After the Labor Party victory in May 1992, Simon Peres was once again appointed Minister of Foreign Affairs, in a government led by Itzhak Rabin. Yossi Beilin, his Deputy Minister, launched the Israeli-Palestinian negotiations that would lead to the Oslo Accords in 1993. For the proponents of the settlements, Shimon Peres became—like Itzhak Rabin—an enemy to fight at all costs.

Peres said later that if he had to summarize his political career, he would simply say: “From Dimona to Oslo“. In other terms: the nuclear capacity Israel was supposed to have had a deterrent effect on those who hoped to destroy the State of Israel, and made possible peace agreements in conformity with the fundamental interests of Israel. The military power was not a goal in itself, but a way of assuring a better future to the peoples in he region—and first of all to Israel. In this way, the conclusion of treaties of good neighbouriness reinforced security, since a kind of peace based only on deterrence would eventually be delusive.

Over time, with the strengthening of the Zionist project thanks to the National Defence and to the economic development, Shimon Peres understood that the conditions were ideal for the implementation of a project even more ambitious: the integration of the Jewish State in its environment, through the conclusion of peace accords with the neighbouring countries and the search for a solution of the Israeli-Palestinian conflict.

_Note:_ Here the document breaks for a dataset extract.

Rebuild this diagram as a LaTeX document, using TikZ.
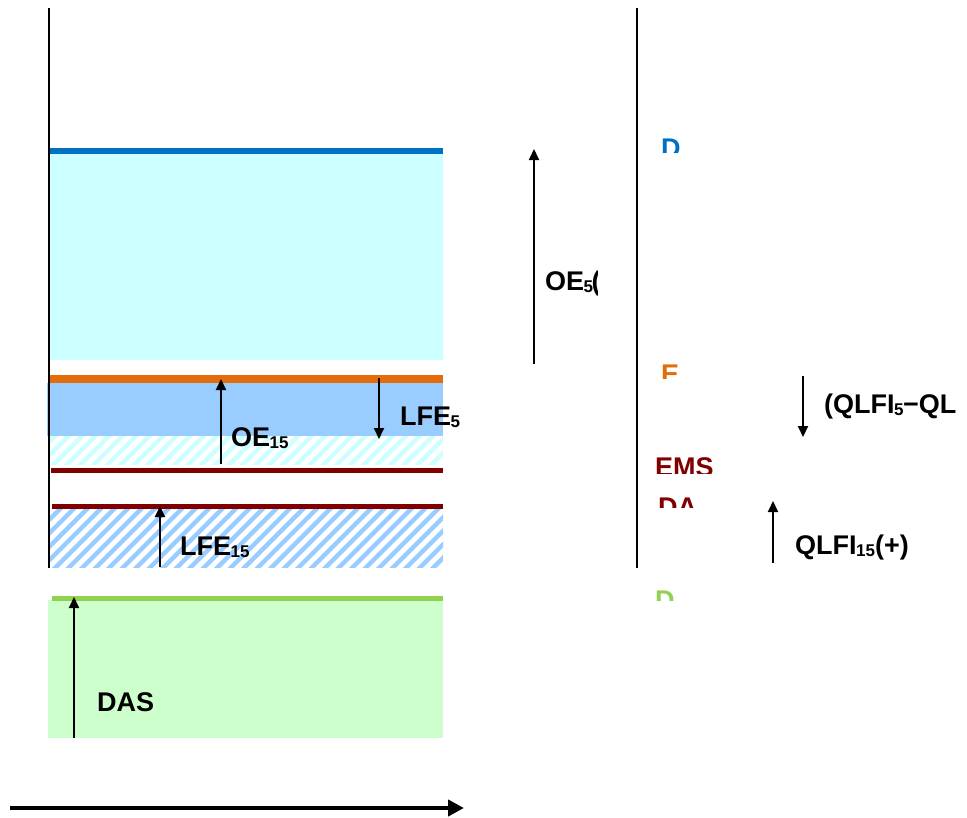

Laureate of the Peace Nobel Prize in 1994, with Itzhak Rabin and Yasser Arafat, Shimon Peres devoted then most of his time—partly through the Peres Center for Peace—to the development of dialogue and cooperation between peoples. His commitment to peace and to the development of the region, where he dreamt of building “a new Middle-East“,  contributed to give him the high profile of an international statesman respected by all. Elected President of the State of Israel in 2007, he won the affection of the Israeli population, from both the right and the left, and gained the ear of the youth who considered him like an old sage expert in new technologies, omnipresent on social networks.

On May 5th, 2014,  at the end of his seven-year term as President of the State, Shimon Peres gave to the English-language daily The Times of Israel a long interview in which he presented his conception of the world: “You can talk of peace in two ways. You can take the negative approach: what will happen if there’s no peace? Or you take the positive approach: what will unfold if there is peace? Personally I tend to stress the positive approach: What will peace bring — for Arabs, Jews and for the Middle East. (…) I believe that through good will and generosity, although not without strength, you can achieve peace, and by wrong policies you can postpone it. And, by the way, in order to achieve peace, the first party you have to convince is your own party.”

In these unstable and dark  times, we miss already his eternal optimism, his will to fight in order to end the Israeli-Palestinian conflict and to find a peace agreement between Israel and the Arab world.

We grieve for and with Shimon Peres’s family, for and with all the people of Israel. And on this new year’s eve, we wish them and we wish our friends in France and in the world: “may this year and its maledictions end, and a new year and its blessings begin”. And above all the supreme blessing for all peoples: the blessing of peace.